The biggest mistake is vanity: Most of the California producers with the means, skill, and desire to make good wine seem to measure success by the price tag on the bottle and would sooner flog pickles than “devalue” their brand by selling a $15 cabernet. You’d think one of California’s star oenologists might be inspired by the examples in France of great winemakers—Aubert de Villaine and Dominique Lafon come to mind—who are happily slumming it on the side, producing terrific, inexpensive wines from satellite appellations. But apparently that isn’t the California way.

OK, there are a few exceptions. Mike lists Ridge, which is generally great, and I am of course a huge fan of David Bruce (especially the luscious Petite Syrah that Bob and Terry cellar).

OK, now I’m ready to leave the office and drink. I’m going to try to stay for at least another hour.

Boxed wine consumption: A mark of sophistication?

Copied straight from my CoolNews@reveries.com newsletter (a great marketing trend site):

Boxed Wine. One in five glasses of wine consumed by Americans comes from a box, reports Frank J. Prial in The New York Times. “We’re third,” he continues. “In Australia, boxes have half the wine market and in Norway…they claim a third.” In Britain, “the market for boxed wine is growing twice as fast as that for bottled wine.” Ryan Sproul, who markets a three-liter, Napa Valley 2001 Chardonnay called Black Box, says boxed wine is growing in popularity “because consumers have come to realize that the wine is more important than the packaging.” The quality of the wine inside does count, of course — Black Box actually “won a silver medal in a competition sponsored by The San Francisco Chronicle.”
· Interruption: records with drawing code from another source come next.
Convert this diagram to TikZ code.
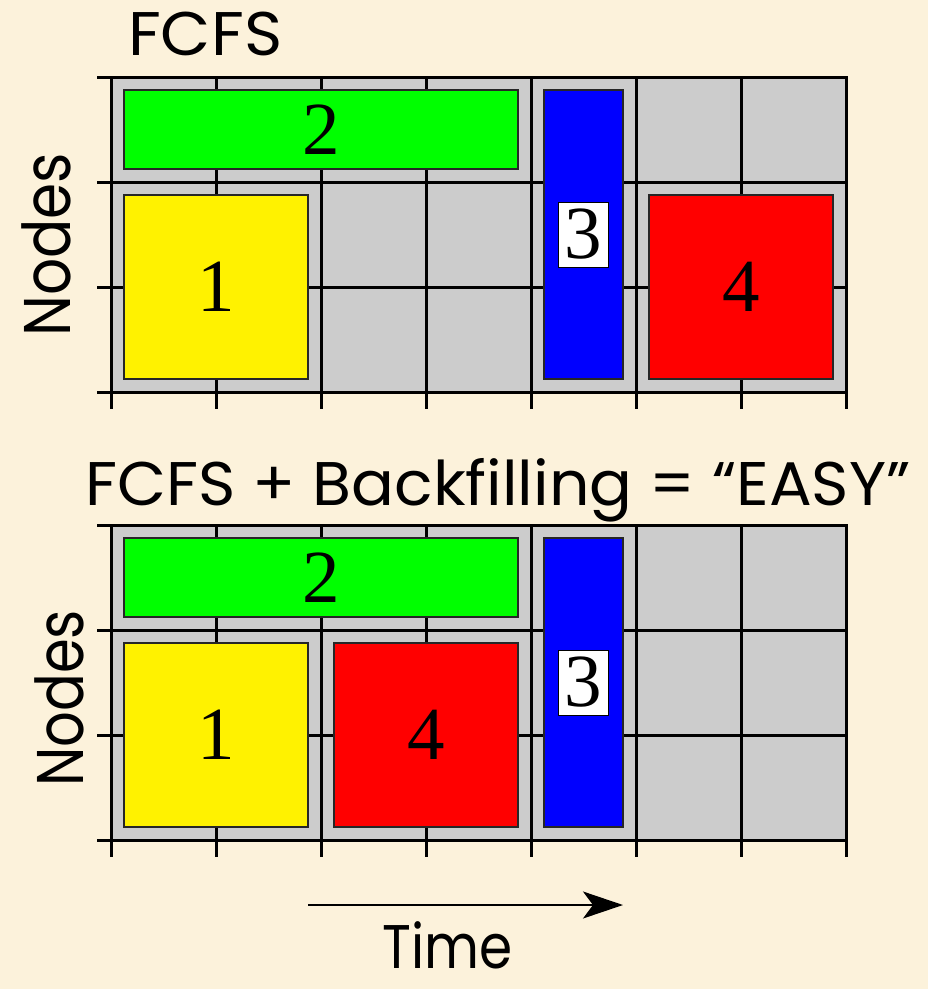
\documentclass[tikz,border=0pt]{standalone}
\usepackage{fontspec}
\usepackage{graphicx}
\setmainfont{Liberation Serif}
\newfontfamily\comicfont{Poppins}
\usetikzlibrary{arrows.meta}
\definecolor{bgc}{RGB}{252,242,219}
\definecolor{cellc}{RGB}{204,204,204}
\newcommand{\fitto}[2]{\resizebox{#1}{\height}{#2}}
\begin{document}
\begin{tikzpicture}[x=1pt,y=-1pt,
  job/.style={draw=black!85, line width=1.5pt, inner sep=0pt, font=\fontsize{75}{75}\selectfont},
  numbox/.style={draw=black, fill=white, line width=1pt, inner sep=0pt, minimum width=50pt, minimum height=65pt, font=\fontsize{75}{75}\selectfont},
  gridline/.style={line width=3pt, black, line cap=rect},
  ttl/.style={inner sep=0pt, font=\comicfont\fontsize{61.6}{62}\selectfont},
  axl/.style={inner sep=0pt, font=\comicfont\fontsize{66}{66}\selectfont}]
\useasboundingbox (0,0) rectangle (928,989);
\fill[bgc] (0,0) rectangle (928,989);

% ---------- top chart (FCFS) ----------
\begin{scope}[shift={(0,77)}]
  \fill[cellc] (111,0) rectangle (846,315);
  \foreach \yy in {0,105,210,315} \draw[gridline] (98,\yy) -- (846,\yy);
  \foreach \xx in {111,216,321,426,531,636,741,846} \draw[gridline] (\xx,0) -- (\xx,330);
  \node[job, fill=green, minimum width=394pt, minimum height=79pt] (a2) at (321,52.5) {2};
  \node[job, fill=yellow, minimum width=184pt, minimum height=184pt] (a1) at (216,210) {1};
  \node[job, fill=blue, minimum width=79pt, minimum height=289pt] (a3) at (583.5,157.5) {};
  \node[numbox] (a3l) at (a3.center) {3};
  \node[job, fill=red, minimum width=184pt, minimum height=184pt] (a4) at (741,210) {4};
\end{scope}

% ---------- bottom chart (EASY) ----------
\begin{scope}[shift={(0,525)}]
  \fill[cellc] (111,0) rectangle (846,315);
  \foreach \yy in {0,105,210,315} \draw[gridline] (98,\yy) -- (846,\yy);
  \foreach \xx in {111,216,321,426,531,636,741,846} \draw[gridline] (\xx,0) -- (\xx,330);
  \node[job, fill=green, minimum width=394pt, minimum height=79pt] (b2) at (321,52.5) {2};
  \node[job, fill=yellow, minimum width=184pt, minimum height=184pt] (b1) at (216,210) {1};
  \node[job, fill=red, minimum width=184pt, minimum height=184pt] (b4) at (426,210) {4};
  \node[job, fill=blue, minimum width=79pt, minimum height=289pt] (b3) at (583.5,157.5) {};
  \node[numbox] (b3l) at (b3.center) {3};
\end{scope}

% ---------- texts ----------
\node[ttl, anchor=base west] (title1) at (128,55) {\fitto{154pt}{FCFS}};
\node[ttl, anchor=base west] (title2) at (85,505) {\fitto{825pt}{FCFS + Backfilling = “EASY”}};
\node[axl, rotate=90, anchor=base west] (nodes1) at (70,337) {\fitto{184pt}{Nodes}};
\node[axl, rotate=90, anchor=base west] (nodes2) at (83,787) {\fitto{177pt}{Nodes}};
\node[ttl, anchor=base west] (time) at (382,968) {\fitto{130pt}{Time}};

% ---------- time arrow ----------
\coordinate (ts) at (308,905);
\coordinate (te) at (623,905);
\draw[line width=1.5pt, -{Stealth[length=40pt,width=27pt,inset=10pt]}] (ts) -- (te);
\end{tikzpicture}
\end{document}
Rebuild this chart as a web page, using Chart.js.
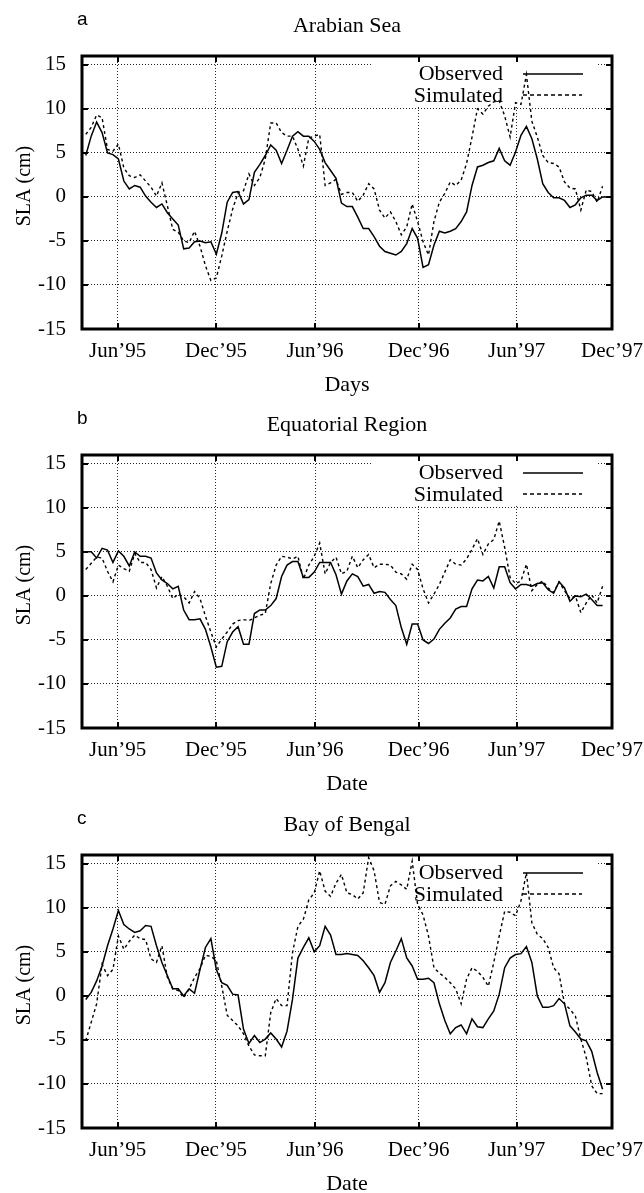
<!DOCTYPE html>
<html>
<head>
<meta charset="utf-8">
<script src="https://cdn.jsdelivr.net/npm/chart.js@4.4.1/dist/chart.umd.min.js"></script>
<style>
  html, body { margin: 0; padding: 0; background: #fff; overflow: hidden; }
  #wrap { position: relative; width: 644px; height: 1193px; }
  canvas { position: absolute; left: 0; }
</style>
</head>
<body>
<div id="wrap">
  <canvas id="panel-a" width="644" height="400" style="top:0px"></canvas>
  <canvas id="panel-b" width="644" height="400" style="top:399px"></canvas>
  <canvas id="panel-c" width="644" height="394" style="top:799px"></canvas>
</div>
<script>
// SLA (cm), one value per altimeter sample (about 10 days apart, starting late Mar 1995)
const arabianObserved = [4.7, 6.9, 8.5, 7.3, 5.0, 4.8, 4.3, 1.8, 0.9, 1.3,
  1.1, 0.1, -0.6, -1.2, -0.8, -1.8, -2.5, -3.2, -5.9, -5.8,
  -5.1, -5.0, -5.2, -5.1, -6.5, -4.1, -0.6, 0.5, 0.6, -0.8,
  -0.3, 2.8, 3.7, 4.7, 5.9, 5.3, 3.8, 5.3, 6.9, 7.4,
  6.9, 6.9, 6.3, 5.4, 3.9, 3.0, 2.1, -0.7, -1.1, -1.1,
  -2.3, -3.6, -3.6, -4.5, -5.6, -6.2, -6.4, -6.6, -6.2, -5.3,
  -3.6, -4.7, -8.0, -7.7, -5.5, -3.9, -4.1, -3.9, -3.6, -2.8,
  -1.7, 1.3, 3.4, 3.6, 3.9, 4.1, 5.5, 4.1, 3.6, 5.1,
  7.0, 8.0, 6.6, 4.3, 1.5, 0.5, -0.1, -0.1, -0.4, -1.2,
  -0.9, -0.1, 0.2, 0.2, -0.4, 0.0, 0.0];
const arabianSimulated = [7.1, 7.9, 9.3, 9.0, 5.4, 5.2, 6.0, 3.3, 2.4, 2.2,
  2.5, 1.8, 1.1, 0.1, 1.6, -1.0, -3.7, -4.0, -5.0, -5.2,
  -3.9, -5.6, -7.8, -9.5, -9.2, -6.7, -3.9, -1.4, 0.5, 0.7,
  2.6, 1.3, 2.2, 4.3, 8.4, 8.4, 7.3, 6.9, 6.9, 5.4,
  3.5, 6.7, 6.9, 7.1, 1.3, 1.6, 2.0, 0.3, 0.5, 0.5,
  -0.5, 0.2, 1.5, 0.9, -1.5, -2.4, -1.7, -2.8, -4.3, -3.4,
  -0.8, -2.8, -5.1, -6.6, -2.8, -0.6, 0.4, 1.7, 1.3, 1.9,
  3.8, 6.8, 10.0, 9.4, 10.3, 10.8, 10.9, 9.2, 6.8, 10.7,
  10.5, 13.9, 8.6, 6.8, 4.7, 3.9, 3.8, 3.4, 1.7, 1.0,
  0.9, -1.5, 0.8, 0.6, -0.6, 1.2, null];

const equatorialObserved = [5.0, 5.0, 4.3, 5.4, 5.2, 3.8, 5.1, 4.5, 3.4, 5.0,
  4.5, 4.5, 4.3, 2.6, 1.8, 1.4, 0.8, 1.1, -1.6, -2.7,
  -2.7, -2.6, -3.8, -5.8, -8.1, -8.0, -5.2, -4.1, -3.5, -5.5,
  -5.5, -2.0, -1.6, -1.6, -1.1, -0.3, 2.2, 3.5, 3.9, 3.9,
  2.1, 2.1, 2.7, 3.8, 3.8, 3.8, 2.4, 0.2, 1.7, 2.5,
  2.2, 1.1, 1.3, 0.3, 0.5, 0.4, -0.4, -1.1, -3.6, -5.5,
  -3.2, -3.2, -5.0, -5.4, -4.9, -3.8, -3.1, -2.5, -1.5, -1.2,
  -1.2, 0.8, 1.8, 1.7, 2.2, 0.9, 3.3, 3.3, 1.5, 0.8,
  1.3, 1.3, 1.1, 1.4, 1.5, 0.7, 0.3, 1.6, 0.9, -0.6,
  0.0, -0.1, 0.2, -0.4, -1.1, -1.1, null];
const equatorialSimulated = [3.0, 3.7, 4.4, 4.3, 2.8, 1.6, 3.5, 3.1, 2.8, 4.8,
  3.8, 3.8, 3.0, 0.9, 2.2, 1.1, -0.3, 0.2, -0.1, -0.8,
  0.5, -0.3, -2.3, -4.1, -5.8, -4.9, -4.1, -3.2, -2.8, -2.7,
  -2.8, -2.5, -2.2, -2.0, 1.4, 3.5, 4.5, 4.4, 4.2, 4.5,
  1.9, 3.5, 4.5, 6.0, 2.5, 3.8, 4.4, 2.5, 2.8, 4.5,
  3.2, 4.1, 4.7, 3.2, 3.6, 3.6, 3.5, 2.7, 2.5, 1.9,
  3.6, 3.0, 0.8, -0.8, 0.2, 1.3, 2.7, 4.1, 3.6, 3.5,
  4.2, 5.3, 6.5, 4.7, 5.9, 6.4, 8.5, 5.5, 2.1, 1.4,
  1.7, 3.6, 0.6, 1.3, 1.7, 0.9, 0.4, 1.6, 0.6, -0.3,
  0.0, -1.9, -0.8, 0.1, -0.8, 1.1, null];

const bengalObserved = [-0.4, 0.4, 1.7, 3.4, 5.7, 7.6, 9.7, 8.1, 7.6, 7.2,
  7.4, 8.0, 7.9, 5.7, 3.8, 2.3, 0.8, 0.8, 0.0, 0.8,
  0.3, 3.0, 5.5, 6.5, 3.0, 1.5, 1.2, 0.2, 0.1, -3.8,
  -5.4, -4.5, -5.3, -4.9, -4.2, -4.9, -5.8, -4.0, -0.4, 4.3,
  5.5, 6.6, 5.0, 5.7, 7.9, 6.9, 4.7, 4.7, 4.8, 4.7,
  4.6, 4.0, 3.2, 2.3, 0.4, 1.5, 3.8, 5.1, 6.5, 4.3,
  3.4, 1.9, 1.9, 2.0, 1.5, -0.9, -2.8, -4.3, -3.6, -3.3,
  -4.3, -2.6, -3.5, -3.6, -2.6, -1.7, 0.2, 3.2, 4.3, 4.7,
  4.8, 5.6, 3.8, 0.0, -1.3, -1.3, -1.1, -0.3, -0.9, -3.4,
  -4.1, -4.9, -5.1, -6.3, -8.7, -10.6, null];
const bengalSimulated = [-5.1, -3.0, -0.9, 3.6, 2.3, 3.0, 6.8, 5.3, 6.2, 6.9,
  6.5, 6.4, 4.2, 3.8, 5.7, 2.1, 0.8, 0.6, -0.2, 0.8,
  2.1, 3.1, 4.6, 4.5, 4.0, 1.1, -2.2, -2.8, -3.4, -4.3,
  -5.7, -6.7, -6.8, -6.8, -1.9, -0.3, -1.1, -1.1, 4.9, 7.9,
  8.7, 10.9, 11.7, 14.2, 11.9, 11.3, 12.8, 13.8, 11.7, 11.5,
  11.0, 11.7, 15.7, 14.2, 10.6, 10.4, 12.5, 13.0, 12.6, 12.1,
  15.3, 10.4, 9.2, 6.8, 3.2, 2.6, 2.1, 1.5, 0.8, -0.9,
  1.9, 3.2, 2.8, 2.1, 1.1, 3.8, 6.8, 9.6, 9.5, 9.1,
  10.8, 14.0, 8.3, 7.0, 6.5, 5.5, 3.2, 2.5, -0.9, -1.5,
  -2.3, -4.9, -7.0, -10.2, -11.1, -11.1, null];

// x axis is in sample units; month ticks sit between samples
const xMin = -0.69;
const xMax = 96.73;
const tickPositions = [5.87, 23.94, 42.14, 61.2, 79.21, 96.73];
const tickLabels = ['Jun\u201995', 'Dec\u201995', 'Jun\u201996', 'Dec\u201996', 'Jun\u201997', 'Dec\u201997'];
const yTicks = [-15, -10, -5, 0, 5, 10, 15];
const seriesNames = ['Observed', 'Simulated'];

const serif = "'Liberation Serif', 'Times New Roman', serif";
Chart.defaults.font.family = serif;
Chart.defaults.color = '#000';

// gnuplot-like frame: opaque key box, thick border, inward tick marks, titles
const framePlugin = {
  id: 'frame',
  beforeDatasetsDraw(chart) {
    const ctx = chart.ctx;
    const top = chart.chartArea.top;
    ctx.save();
    ctx.fillStyle = '#fff';
    ctx.fillRect(371, top + 2, 226, 49);
    ctx.fillStyle = '#000';
    ctx.font = '22px ' + serif;
    ctx.textAlign = 'right';
    ctx.textBaseline = 'alphabetic';
    ctx.fillText(seriesNames[0], 503, 80);
    ctx.fillText(seriesNames[1], 503, 102);
    ctx.strokeStyle = '#000';
    ctx.lineWidth = 1.5;
    ctx.beginPath();
    ctx.moveTo(523, 74);
    ctx.lineTo(583, 74);
    ctx.stroke();
    ctx.setLineDash([4, 3]);
    ctx.beginPath();
    ctx.moveTo(523, 95);
    ctx.lineTo(582, 95);
    ctx.stroke();
    ctx.restore();
  },
  afterDatasetsDraw(chart) {
    const ctx = chart.ctx;
    const a = chart.chartArea;
    const xs = chart.scales.x;
    const ys = chart.scales.y;
    ctx.save();
    ctx.strokeStyle = '#000';
    ctx.lineWidth = 2;
    ctx.beginPath();
    tickPositions.forEach(v => {
      const px = Math.round(xs.getPixelForValue(v));
      if (px >= a.right - 2) return;
      ctx.moveTo(px, a.bottom);
      ctx.lineTo(px, a.bottom - 6);
      ctx.moveTo(px, a.top);
      ctx.lineTo(px, a.top + 6);
    });
    yTicks.forEach(v => {
      const py = Math.round(ys.getPixelForValue(v));
      if (py >= a.bottom - 2) return;
      ctx.moveTo(a.left, py);
      ctx.lineTo(a.left + 6, py);
      ctx.moveTo(a.right, py);
      ctx.lineTo(a.right - 6, py);
    });
    ctx.stroke();
    ctx.lineWidth = 3;
    ctx.strokeRect(a.left, a.top, a.right - a.left, a.bottom - a.top);
    ctx.restore();
  },
  afterDraw(chart, args, opts) {
    const ctx = chart.ctx;
    const a = chart.chartArea;
    ctx.save();
    ctx.fillStyle = '#000';
    ctx.textBaseline = 'alphabetic';
    ctx.font = "19px 'Liberation Sans', 'DejaVu Sans', sans-serif";
    ctx.textAlign = 'left';
    ctx.fillText(opts.letter, 77, 25);
    ctx.font = '22px ' + serif;
    ctx.textAlign = 'center';
    ctx.fillText(opts.title, (a.left + a.right) / 2, 32);
    ctx.fillText(opts.xTitle, (a.left + a.right) / 2, 391);
    ctx.translate(25, 186);
    ctx.rotate(-Math.PI / 2);
    ctx.font = '20px ' + serif;
    ctx.textBaseline = 'middle';
    ctx.fillText('SLA (cm)', 0, 0);
    ctx.restore();
  }
};

function makePanel(canvasId, letter, title, xTitle, observed, simulated) {
  const samples = observed.map((_, i) => i);
  const gridOpts = { color: 'rgba(0,0,0,0.85)', lineWidth: 1, drawTicks: false };
  const borderOpts = { display: false, dash: [1, 2] };
  return new Chart(document.getElementById(canvasId), {
    type: 'line',
    data: {
      labels: samples,
      datasets: [{
        label: seriesNames[0],
        data: observed,
        borderColor: '#000',
        borderWidth: 1.5,
        pointRadius: 0,
        tension: 0
      }, {
        label: seriesNames[1],
        data: simulated,
        borderColor: '#000',
        borderWidth: 1.4,
        borderDash: [3, 3],
        pointRadius: 0,
        tension: 0
      }]
    },
    options: {
      responsive: false,
      animation: false,
      devicePixelRatio: 1,
      layout: { padding: { top: 56, right: 32, left: 0, bottom: 0 } },
      plugins: {
        legend: { display: false },
        tooltip: { enabled: false },
        frame: { letter: letter, title: title, xTitle: xTitle }
      },
      scales: {
        x: {
          type: 'linear',
          min: xMin,
          max: xMax,
          afterBuildTicks: s => { s.ticks = tickPositions.map(v => ({ value: v })); },
          afterFit: s => {
            s.height = s.chart.height - 329;
            s.paddingLeft = 0;
            s.paddingRight = 0;
          },
          ticks: {
            autoSkip: false,
            maxRotation: 0,
            padding: 10,
            font: { size: 21 },
            color: '#000',
            callback: (value, index) => tickLabels[index]
          },
          grid: gridOpts,
          border: borderOpts
        },
        y: {
          min: -15,
          max: 16,
          afterBuildTicks: s => { s.ticks = yTicks.map(v => ({ value: v })); },
          afterFit: s => {
            s.width = 82;
            s.paddingTop = 0;
            s.paddingBottom = 0;
          },
          ticks: { padding: 16, font: { size: 21 }, color: '#000' },
          grid: gridOpts,
          border: borderOpts
        }
      }
    },
    plugins: [framePlugin]
  });
}

makePanel('panel-a', 'a', 'Arabian Sea', 'Days', arabianObserved, arabianSimulated);
makePanel('panel-b', 'b', 'Equatorial Region', 'Date', equatorialObserved, equatorialSimulated);
makePanel('panel-c', 'c', 'Bay of Bengal', 'Date', bengalObserved, bengalSimulated);
</script>
</body>
</html>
The truly surprising thing here, however, is that boxes make great wine vessels. That’s because the “triple-layer clear-plastic…bag that holds the wine” inside the box is airtight. The bag contracts as the wine is dispensed, keeping remaining wine in “perfect condition, for a surprisingly long time.” It’s an innovation claimed by the Australians, which they say dates back 30 years. It is most associated in America with cheap, sweet wines, sold mostly in “supermarkets and working-class liquor stores.” The typical American box of wine, marketed by vintners such as Almaden and Franzia, holds five-liters and sells for “$8 to $12 , or $1.35 to $1.75 a bottle.”

Labels like Black Box, however, are selling for 25 bucks a box. Australia’s BRL Hardy has a line of chardonnay, shiraz and merlot priced at $16. A “magnum-size, organic bag-in-the-box wine called Our Daily Red,” actually depends on boxing — because it contains no sulfites it “soon becomes unstable in an opened bottle.” In London, “a recent tasting…featured 30 bag-in-the-box wines, all of them serious entries from France, Spain and Italy.” Mr. Prial concludes: “We Americans are still pretty insecure when it comes to wine. We still place undue importance on the bottles, labels and corkscrews. But, as the figures show, we’re changing.”